Yay for stairs leading anonymously into darkness! Magical Ruins... Sounds Dangerous.

   Perhaps the most interesting and important thing about Baldur's Gate is not that it's a great game, but that it came along at precisely the right time to revive a dying PC RPG market. The Infinity Engine, developed by Bioware, has since been used to develop at least three other games and was the template for the massively popular Neverwinter Nights and its exceptional Aurora Toolset, a set of software tools that have allowed literally thousands of would-be game designers to get their feet wet by making playable modules for their friends as well as their portfolios.
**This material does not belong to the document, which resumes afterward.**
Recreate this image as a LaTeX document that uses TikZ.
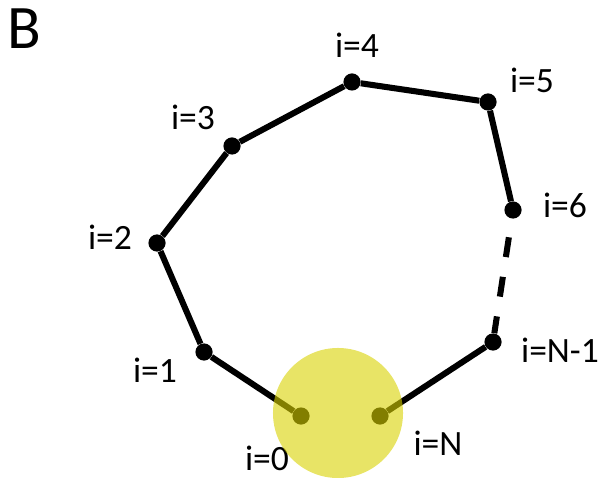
\documentclass[tikz,border=0pt]{standalone}
\usepackage{fontspec}
\setmainfont{Carlito}
\usepackage{tikz}
\usetikzlibrary{positioning}
\definecolor{hilite}{RGB}{217,210,0}
\tikzset{
  bead/.style={circle,fill=black,inner sep=0pt,minimum size=0.43cm},
  lbl/.style={anchor=base,inner sep=0pt,font=\fontsize{25.3}{30}\selectfont},
  bond/.style={line width=4.3pt,black},
  gapbond/.style={bond,dash pattern=on 0.5cm off 0.5cm,dash phase=0.075cm},
  glow/.style={circle,fill=hilite,fill opacity=0.6,inner sep=0pt,minimum size=3.25cm},
}
\begin{document}
\begin{tikzpicture}[x=0.025cm,y=-0.025cm]
  \useasboundingbox (0,0) rectangle (604,478);
  % panel letter
  \node[anchor=base west,inner sep=0pt,font=\fontsize{44}{50}\selectfont] (panel) at (7,49) {B};
  % beads of the chain
  \node[bead] (p0) at (301,416) {};
  \node[bead] (p1) at (204,352) {};
  \node[bead] (p2) at (157,243) {};
  \node[bead] (p3) at (232,146) {};
  \node[bead] (p4) at (352,82) {};
  \node[bead] (p5) at (488,102) {};
  \node[bead] (p6) at (513,210) {};
  \node[bead] (pm) at (493,342) {};
  \node[bead] (pn) at (380,416) {};
  % bonds
  \draw[bond] (p0) -- (p1) -- (p2) -- (p3) -- (p4) -- (p5) -- (p6);
  \draw[gapbond] (pm) -- (p6);
  \draw[bond] (pm) -- (pn);
  % labels
  \node[lbl] (l0) at (267,470) {i=0};
  \node[lbl] (l1) at (155,382) {i=1};
  \node[lbl] (l2) at (110,250) {i=2};
  \node[lbl] (l3) at (193,130) {i=3};
  \node[lbl] (l4) at (357,58) {i=4};
  \node[lbl] (l5) at (532,93) {i=5};
  \node[lbl] (l6) at (565,218) {i=6};
  \node[lbl] (lm) at (560,362) {i=N-1};
  \node[lbl] (ln) at (438,455) {i=N};
  % ends highlighted
  \node[glow] (ends) at (338,413) {};
\end{tikzpicture}
\end{document}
In essence, although Baldur's Gate was not the only RPG made for PCs in the late 1990s, it was the RPG that sparked a gaming renaissance for computer users the world over.

   It could feasibly be argued that Baldur's Gate is one of the most influential videogames ever created, and as if that weren't proof enough of its exemplary qualities, it just so happens to be well crafted, entertaining, and a whole lot of fun, too.